* **WRITTEN EXERCISE**: Copy out the data exactly, leaving the pictures behind.

(begin)

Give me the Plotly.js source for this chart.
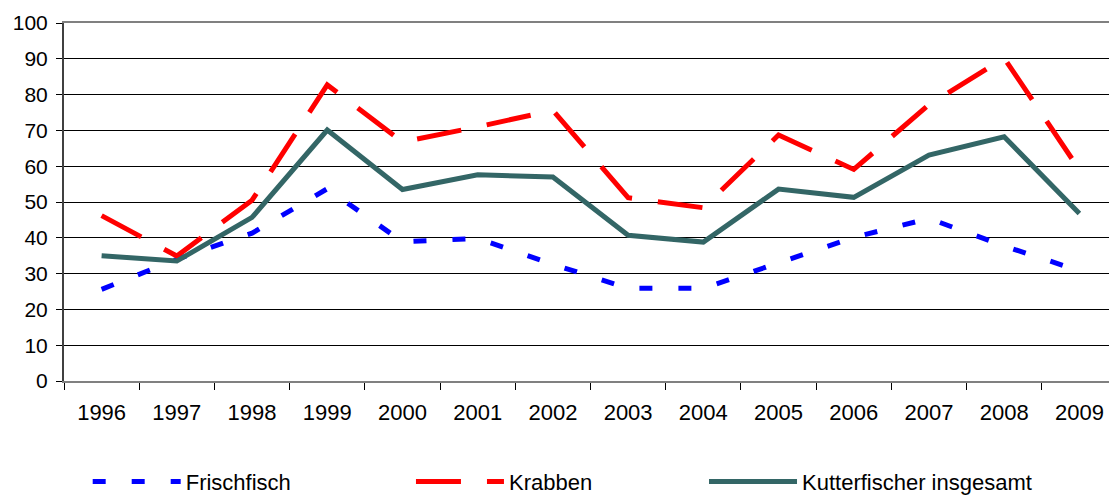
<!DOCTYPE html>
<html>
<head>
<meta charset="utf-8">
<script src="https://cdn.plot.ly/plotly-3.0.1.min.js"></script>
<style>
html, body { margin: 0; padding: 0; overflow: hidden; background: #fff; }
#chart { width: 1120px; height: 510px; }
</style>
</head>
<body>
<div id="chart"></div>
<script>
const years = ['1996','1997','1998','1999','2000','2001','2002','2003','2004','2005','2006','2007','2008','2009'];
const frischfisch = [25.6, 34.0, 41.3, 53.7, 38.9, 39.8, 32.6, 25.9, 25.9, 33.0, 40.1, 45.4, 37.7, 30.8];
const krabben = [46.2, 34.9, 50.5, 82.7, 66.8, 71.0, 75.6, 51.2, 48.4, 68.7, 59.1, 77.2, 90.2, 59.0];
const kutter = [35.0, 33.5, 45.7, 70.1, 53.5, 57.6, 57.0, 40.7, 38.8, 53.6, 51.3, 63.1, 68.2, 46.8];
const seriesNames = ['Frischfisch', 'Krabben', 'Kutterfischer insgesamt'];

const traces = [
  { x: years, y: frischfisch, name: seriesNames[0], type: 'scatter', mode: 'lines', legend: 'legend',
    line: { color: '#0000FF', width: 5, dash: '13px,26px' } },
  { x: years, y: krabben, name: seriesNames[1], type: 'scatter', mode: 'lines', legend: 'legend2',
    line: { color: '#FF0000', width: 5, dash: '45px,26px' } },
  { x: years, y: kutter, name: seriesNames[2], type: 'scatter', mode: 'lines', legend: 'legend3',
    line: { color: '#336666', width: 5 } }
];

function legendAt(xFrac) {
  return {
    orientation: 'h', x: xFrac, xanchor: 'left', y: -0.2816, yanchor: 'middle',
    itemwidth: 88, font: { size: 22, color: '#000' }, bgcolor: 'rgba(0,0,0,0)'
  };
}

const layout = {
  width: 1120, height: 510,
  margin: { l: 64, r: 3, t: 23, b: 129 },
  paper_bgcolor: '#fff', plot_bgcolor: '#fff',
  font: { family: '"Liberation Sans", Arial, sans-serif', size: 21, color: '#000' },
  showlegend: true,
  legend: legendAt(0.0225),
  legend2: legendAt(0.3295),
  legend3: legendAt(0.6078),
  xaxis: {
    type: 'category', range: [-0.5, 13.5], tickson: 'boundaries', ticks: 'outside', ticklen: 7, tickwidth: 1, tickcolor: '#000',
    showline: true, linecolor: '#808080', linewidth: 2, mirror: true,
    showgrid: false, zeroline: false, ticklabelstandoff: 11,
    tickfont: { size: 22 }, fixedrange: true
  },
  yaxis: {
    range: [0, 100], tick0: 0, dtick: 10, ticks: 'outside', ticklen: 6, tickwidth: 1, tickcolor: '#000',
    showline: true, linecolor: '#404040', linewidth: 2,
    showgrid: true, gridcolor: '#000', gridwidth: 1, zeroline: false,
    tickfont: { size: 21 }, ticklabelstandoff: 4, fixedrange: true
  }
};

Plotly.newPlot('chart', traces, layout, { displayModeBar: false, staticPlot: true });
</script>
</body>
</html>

(end)

* **EXPECTED ANSWER**:
Give me the Plotly.js source for this chart.
<!DOCTYPE html>
<html>
<head>
<meta charset="utf-8">
<script src="https://cdn.plot.ly/plotly-3.0.1.min.js"></script>
<style>
html, body { margin: 0; padding: 0; overflow: hidden; background: #fff; }
#chart { width: 1120px; height: 510px; }
</style>
</head>
<body>
<div id="chart"></div>
<script>
const years = ['1996','1997','1998','1999','2000','2001','2002','2003','2004','2005','2006','2007','2008','2009'];
const frischfisch = [25.6, 34.0, 41.3, 53.7, 38.9, 39.8, 32.6, 25.9, 25.9, 33.0, 40.1, 45.4, 37.7, 30.8];
const krabben = [46.2, 34.9, 50.5, 82.7, 66.8, 71.0, 75.6, 51.2, 48.4, 68.7, 59.1, 77.2, 90.2, 59.0];
const kutter = [35.0, 33.5, 45.7, 70.1, 53.5, 57.6, 57.0, 40.7, 38.8, 53.6, 51.3, 63.1, 68.2, 46.8];
const seriesNames = ['Frischfisch', 'Krabben', 'Kutterfischer insgesamt'];

const traces = [
  { x: years, y: frischfisch, name: seriesNames[0], type: 'scatter', mode: 'lines', legend: 'legend',
    line: { color: '#0000FF', width: 5, dash: '13px,26px' } },
  { x: years, y: krabben, name: seriesNames[1], type: 'scatter', mode: 'lines', legend: 'legend2',
    line: { color: '#FF0000', width: 5, dash: '45px,26px' } },
  { x: years, y: kutter, name: seriesNames[2], type: 'scatter', mode: 'lines', legend: 'legend3',
    line: { color: '#336666', width: 5 } }
];

function legendAt(xFrac) {
  return {
    orientation: 'h', x: xFrac, xanchor: 'left', y: -0.2816, yanchor: 'middle',
    itemwidth: 88, font: { size: 22, color: '#000' }, bgcolor: 'rgba(0,0,0,0)'
  };
}

const layout = {
  width: 1120, height: 510,
  margin: { l: 64, r: 3, t: 23, b: 129 },
  paper_bgcolor: '#fff', plot_bgcolor: '#fff',
  font: { family: '"Liberation Sans", Arial, sans-serif', size: 21, color: '#000' },
  showlegend: true,
  legend: legendAt(0.0225),
  legend2: legendAt(0.3295),
  legend3: legendAt(0.6078),
  xaxis: {
    type: 'category', range: [-0.5, 13.5], tickson: 'boundaries', ticks: 'outside', ticklen: 7, tickwidth: 1, tickcolor: '#000',
    showline: true, linecolor: '#808080', linewidth: 2, mirror: true,
    showgrid: false, zeroline: false, ticklabelstandoff: 11,
    tickfont: { size: 22 }, fixedrange: true
  },
  yaxis: {
    range: [0, 100], tick0: 0, dtick: 10, ticks: 'outside', ticklen: 6, tickwidth: 1, tickcolor: '#000',
    showline: true, linecolor: '#404040', linewidth: 2,
    showgrid: true, gridcolor: '#000', gridwidth: 1, zeroline: false,
    tickfont: { size: 21 }, ticklabelstandoff: 4, fixedrange: true
  }
};

Plotly.newPlot('chart', traces, layout, { displayModeBar: false, staticPlot: true });
</script>
</body>
</html>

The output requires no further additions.